Ich verstehe den Trend zum akustisch toten Raum auch noch nicht so ganz. Wir Bielefelder lieben unsere Oetkerhalle, die durchaus etwas Hall hat, und trotzdem einstmals zu den "besten zehn Tonhallen der Welt" gezählt wurde. Hier macht musizieren richtig Spaß, ich durfte hier bereits als Chorsänger auf der Bühne stehen. Das klingt einfach gut, weil der Raum mitklingt.
#62 RE: Elbphilharmonie-Orgel: Eröffnungskonzert mit Iveta
Zitat von PeterW
Gab es Diskussionen, die Orgel noch mit einem regelbaren Hall zu versehen?
Am geeignsten erscheinen mir dafür Grenzflächenmikrophone. Bloß gibt es dort kaum Flächen vor der Orgel, auf die man diese legen könnte.
Für die Akustik scheint im Augenblick zu gelten: noli me tangere!

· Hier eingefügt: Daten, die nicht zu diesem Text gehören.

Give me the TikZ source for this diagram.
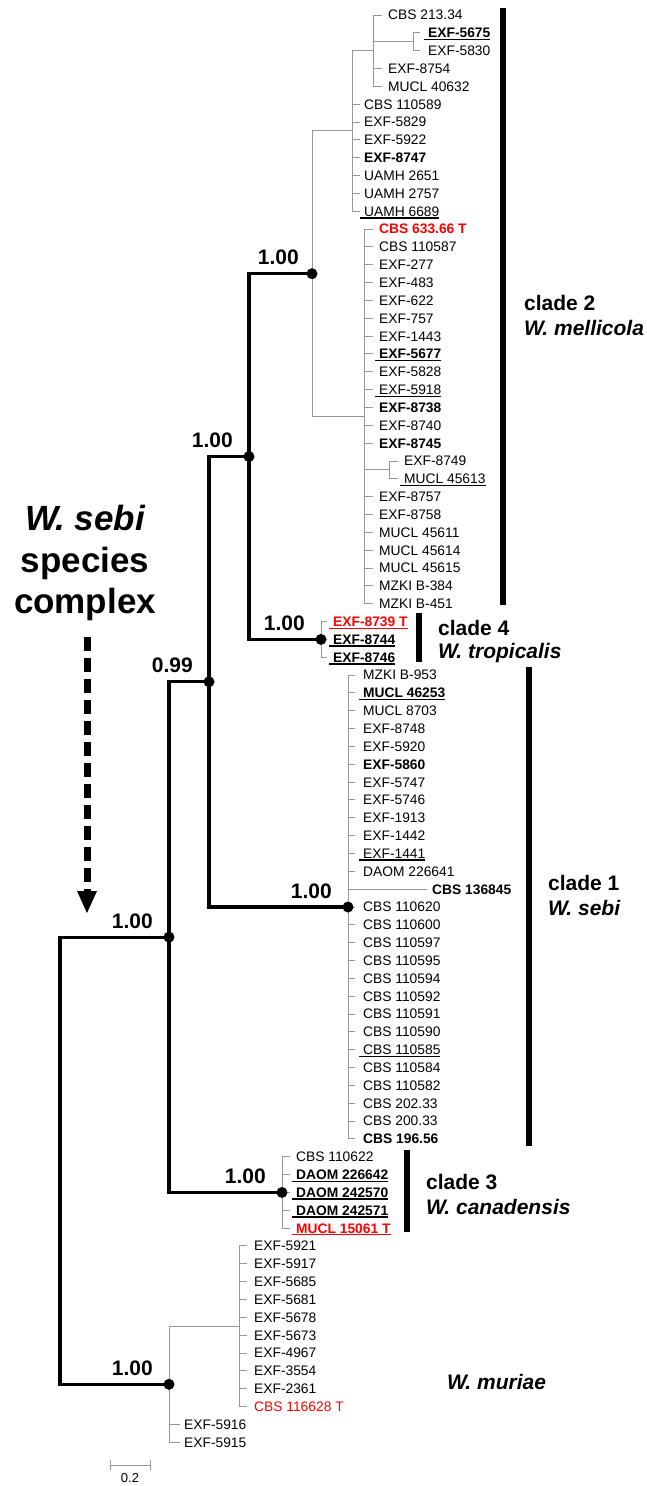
\documentclass[tikz,border=0pt]{standalone}
\usepackage{fontspec}
\setmainfont{Liberation Sans}
\usetikzlibrary{arrows.meta}
\definecolor{tred}{RGB}{255,0,0}
\definecolor{tgray}{RGB}{150,150,150}
\newsavebox\ulbox
\newcommand\ulx[1]{\sbox\ulbox{#1}\kern-4pt\rlap{\rule[-2.4pt]{\dimexpr\wd\ulbox+4pt\relax}{1.3pt}}\kern4pt\usebox\ulbox}
\pgfmathdeclarefunction{ry}{1}{\pgfmathparse{15+(#1-1)*17.84}}
\begin{document}
\begin{tikzpicture}[x=1pt,y=-1pt,
  thinl/.style={draw=tgray,line width=1pt},
  thk/.style={draw=black,line width=3.2pt,line join=miter},
  leaf/.style={font=\fontsize{13.8}{16}\selectfont,anchor=base west,inner sep=0pt,text=black},
  sup/.style={font=\fontsize{21}{24}\selectfont\bfseries,anchor=base east,inner sep=0pt},
  cl/.style={font=\fontsize{21}{25}\selectfont\bfseries,anchor=base west,inner sep=0pt},
  bar/.style={draw=black,line width=6pt},
  big/.style={font=\fontsize{35}{42}\selectfont\bfseries,anchor=base,inner sep=0pt}]
\useasboundingbox (0,0) rectangle (647,1486);
\fill[white] (0,0) rectangle (647,1486);

% ---------- clade 2 ----------
\foreach \r/\t in {1/{CBS 213.34},4/{EXF-8754},5/{MUCL 40632}}{
  \draw[thinl] (373,{ry(\r)}) -- (382,{ry(\r)});
  \node[leaf] (l\r) at (388,{ry(\r)+4.9}) {\t};}
\foreach \r/\t in {2/{\ulx{\bfseries EXF-5675}},3/{EXF-5830}}{
  \draw[thinl] (413,{ry(\r)}) -- (420,{ry(\r)});
  \node[leaf] (l\r) at (428,{ry(\r)+4.9}) {\t};}
\draw[thinl] (413,{ry(2)}) -- (413,{ry(3)});
\draw[thinl] (373,41.76) -- (413,41.76);
\draw[thinl] (373,{ry(1)}) -- (373,{ry(5)});
\draw[thinl] (352,50.68) -- (373,50.68);
\foreach \r/\t in {6/{CBS 110589},7/{EXF-5829},8/{EXF-5922},9/{\bfseries EXF-8747},10/{UAMH 2651},11/{UAMH 2757},12/{\ulx{UAMH 6689}}}{
  \draw[thinl] (352,{ry(\r)}) -- (360,{ry(\r)});
  \node[leaf] (l\r) at (364,{ry(\r)+4.9}) {\t};}
\draw[thinl] (352,50.68) -- (352,{ry(12)});
\draw[thinl] (312,130.96) -- (352,130.96);
\foreach \r/\t in {13/{\color{tred}\bfseries CBS 633.66 T},14/{CBS 110587},15/{EXF-277},16/{EXF-483},17/{EXF-622},18/{EXF-757},19/{EXF-1443},20/{\ulx{\bfseries EXF-5677}},21/{EXF-5828},22/{\ulx{EXF-5918}},23/{\bfseries EXF-8738},24/{EXF-8740},25/{\bfseries EXF-8745},28/{EXF-8757},29/{EXF-8758},30/{MUCL 45611},31/{MUCL 45614},32/{MUCL 45615},33/{MZKI B-384},34/{MZKI B-451}}{
  \draw[thinl] (364,{ry(\r)}) -- (373,{ry(\r)});
  \node[leaf] (l\r) at (379,{ry(\r)+4.9}) {\t};}
\foreach \r/\t in {26/{EXF-8749},27/{\ulx{MUCL 45613}}}{
  \draw[thinl] (389,{ry(\r)}) -- (398,{ry(\r)});
  \node[leaf] (l\r) at (404,{ry(\r)+4.9}) {\t};}
\draw[thinl] (389,{ry(26)}) -- (389,{ry(27)});
\draw[thinl] (364,469.92) -- (389,469.92);
\draw[thinl] (364,{ry(13)}) -- (364,{ry(34)});
\draw[thinl] (312,416.4) -- (364,416.4);
\draw[thinl] (312,130.96) -- (312,416.4);

% ---------- clade 4 ----------
\foreach \r/\t in {35/{\color{tred}\ulx{\bfseries EXF-8739 T}},36/{\ulx{\bfseries EXF-8744}},37/{\ulx{\bfseries EXF-8746}}}{
  \draw[thinl] (321,{ry(\r)}) -- (327,{ry(\r)});
  \node[leaf] (l\r) at (333,{ry(\r)+4.9}) {\t};}
\draw[thinl] (321,{ry(35)}) -- (321,{ry(37)});

% ---------- clade 1 ----------
\foreach \r/\t in {38/{MZKI B-953},39/{\ulx{\bfseries MUCL 46253}},40/{MUCL 8703},41/{EXF-8748},42/{EXF-5920},43/{\bfseries EXF-5860},44/{EXF-5747},45/{EXF-5746},46/{EXF-1913},47/{EXF-1442},48/{\ulx{EXF-1441}},49/{DAOM 226641},51/{CBS 110620},52/{CBS 110600},53/{CBS 110597},54/{CBS 110595},55/{CBS 110594},56/{CBS 110592},57/{CBS 110591},58/{CBS 110590},59/{\ulx{CBS 110585}},60/{CBS 110584},61/{CBS 110582},62/{CBS 202.33},63/{CBS 200.33},64/{\bfseries CBS 196.56}}{
  \draw[thinl] (348,{ry(\r)}) -- (355,{ry(\r)});
  \node[leaf] (l\r) at (363,{ry(\r)+4.9}) {\t};}
\draw[thinl] (348,{ry(50)}) -- (427,{ry(50)});
\node[leaf] (l50) at (432,{ry(50)+4.9}) {\bfseries CBS 136845};
\draw[thinl] (348,{ry(38)}) -- (348,{ry(64)});

% ---------- clade 3 ----------
\foreach \r/\t in {65/{CBS 110622},66/{\ulx{\bfseries DAOM 226642}},67/{\ulx{\bfseries DAOM 242570}},68/{\ulx{\bfseries DAOM 242571}},69/{\color{tred}\ulx{\bfseries MUCL 15061 T}}}{
  \draw[thinl] (282,{ry(\r)}) -- (290,{ry(\r)});
  \node[leaf] (l\r) at (296,{ry(\r)+4.9}) {\t};}
\draw[thinl] (282,{ry(65)}) -- (282,{ry(69)});

% ---------- W. muriae ----------
\foreach \r/\t in {70/{EXF-5921},71/{EXF-5917},72/{EXF-5685},73/{EXF-5681},74/{EXF-5678},75/{EXF-5673},76/{EXF-4967},77/{EXF-3554},78/{EXF-2361},79/{\color{tred}CBS 116628 T}}{
  \draw[thinl] (239,{ry(\r)}) -- (247,{ry(\r)});
  \node[leaf] (l\r) at (254,{ry(\r)+4.9}) {\t};}
\draw[thinl] (239,{ry(70)}) -- (239,{ry(79)});
\foreach \r/\t in {80/{EXF-5916},81/{EXF-5915}}{
  \draw[thinl] (169,{ry(\r)}) -- (180,{ry(\r)});
  \node[leaf] (l\r) at (184,{ry(\r)+4.9}) {\t};}
\draw[thinl] (169,1326.44) -- (239,1326.44);
\draw[thinl] (169,1326.44) -- (169,{ry(81)});

% ---------- backbone ----------
\coordinate (n2) at (312,273.68);
\coordinate (n4) at (321,639.4);
\coordinate (n24) at (249,456.54);
\coordinate (n1) at (348,907);
\coordinate (n099) at (209,681.77);
\coordinate (n3) at (282,1192.44);
\coordinate (nA) at (169,937.1);
\coordinate (nM) at (169,1384.3);
\coordinate (root) at (60,1160.7);
\draw[thk] (n24) |- (n2);
\draw[thk] (n24) |- (n4);
\draw[thk] (n099) |- (n24);
\draw[thk] (n099) |- (n1);
\draw[thk] (nA) |- (n099);
\draw[thk] (nA) |- (n3);
\draw[thk] (root) |- (nA);
\draw[thk] (root) |- (nM);
\foreach \n in {n2,n4,n24,n1,n099,n3,nA,nM}{\fill (\n) circle (5.5);}

\node[sup] (s2) at ([shift={(-13,-9)}]n2) {1.00};
\node[sup] (s4) at ([shift={(-16,-9)}]n4) {1.00};
\node[sup] (s24) at ([shift={(-16,-9)}]n24) {1.00};
\node[sup] (s1) at ([shift={(-16,-9)}]n1) {1.00};
\node[sup] (s099) at ([shift={(-16,-9)}]n099) {0.99};
\node[sup] (s3) at ([shift={(-16,-9)}]n3) {1.00};
\node[sup] (sA) at ([shift={(-16,-9)}]nA) {1.00};
\node[sup] (sM) at ([shift={(-16,-9)}]nM) {1.00};

% ---------- clade bars and names ----------
\draw[bar] (503,8) -- (503,605);
\draw[bar] (419,613) -- (419,662);
\draw[bar] (529,667) -- (529,1146);
\draw[bar] (407,1150) -- (407,1232);
\node[cl] (c2a) at (524,310.4) {clade 2};
\node[cl] (c2b) at (524,335.4) {\itshape W. mellicola};
\node[cl] (c4a) at (438,635.4) {clade 4};
\node[cl] (c4b) at (438,658.4) {\itshape W. tropicalis};
\node[cl] (c1a) at (548,890.4) {clade 1};
\node[cl] (c1b) at (548,915.4) {\itshape W. sebi};
\node[cl] (c3a) at (426,1189.4) {clade 3};
\node[cl] (c3b) at (426,1214.4) {\itshape W. canadensis};
\node[cl] (cM) at (447,1389.4) {\itshape W. muriae};

% ---------- species complex label ----------
\node[big] (t1) at (85,530) {\itshape W. sebi};
\node[big] (t2) at (85,572) {species};
\node[big] (t3) at (85,613) {complex};
\coordinate (aS) at (87,637);
\coordinate (aE) at (87,891);
\draw[line width=7pt,dash pattern=on 14pt off 7pt] (aS) -- (aE);
\fill (77,891) -- (97,891) -- (87,913) -- cycle;

% ---------- scale bar ----------
\coordinate (sb1) at (110,1465);
\coordinate (sb2) at (150,1465);
\draw[thinl] (sb1) -- (sb2);
\draw[thinl] (110,1460) -- (110,1470);
\draw[thinl] (150,1460) -- (150,1470);
\node[font=\fontsize{13}{15}\selectfont,inner sep=0pt] (sbl) at (130,1478) {0.2};
\end{tikzpicture}
\end{document}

Die Orchestermusiker sind begeistert. Jeder hört jeden. Und in der Tat denke ich, dass sinfonische Musik und Kammermusik Spielern und Hörern ein ideales Hörerlebnis ermöglichen, Ich kann mir auch vorstellen, dass die Tonmeister bei Einspielungen dankend niederknien.
Um den Raum "orgeltauglich" zu machen, fehlt m.E. der konkrete "Leidensdruck". Denn für Orgelmusik, die Raum benötigt, gibt es in HH ausgezeichnete Alterativen. An der Orgelanlage im Michel z.B. hat der Hausherr zwei hervorragende Einspielungen mit Bach und Reger gemacht, die klanglich und spielerisch kaum Wünsche offen lassen. Der Raum hat eine traumhafte Orgelakustik, der der Dresdener Frauenkirche ähnlich.
Authentische (historische) Orgeln für norddeutschen Barock und Bach finden sich in Hamburg und Umgebung wie die Flöhe auf einem Hund.
Diese Orgel wird sich zur Spezialistin für hochkomplexe Literatur entwickeln. Und damit sicher nur den Interpreten entgegenkommen, die allerhöchste Perfektion bieten können.
Dass die Luft da etwas dünn wird, liegt auf der Hand. Und auch ich sehe die Gefahr, dass sie in Vergessenheit gerät, wenn alle mal darauf gespielt haben, die es wirklich können - und dann möglicherweise zum Schluss kommen, dass es dankbarere Jobs gibt.
Das wäre fatal. Denn das Instrument ist ein ganz großer Wurf aus Bonn.
Der ketzerische Gedanke, die Orgel durch künstliche Verhallung "literaturkompatibel" zu machen, drang nicht an meine Ohren. Ich vermute, nur der Mangel an bereitliegendem formschön geschnittenem Brennholz hätte den, der solches laut gedacht hätte, vor dem Scheiterhaufen bewahrt. Glas, Stahl und Beton brennen so schlecht ... [grin]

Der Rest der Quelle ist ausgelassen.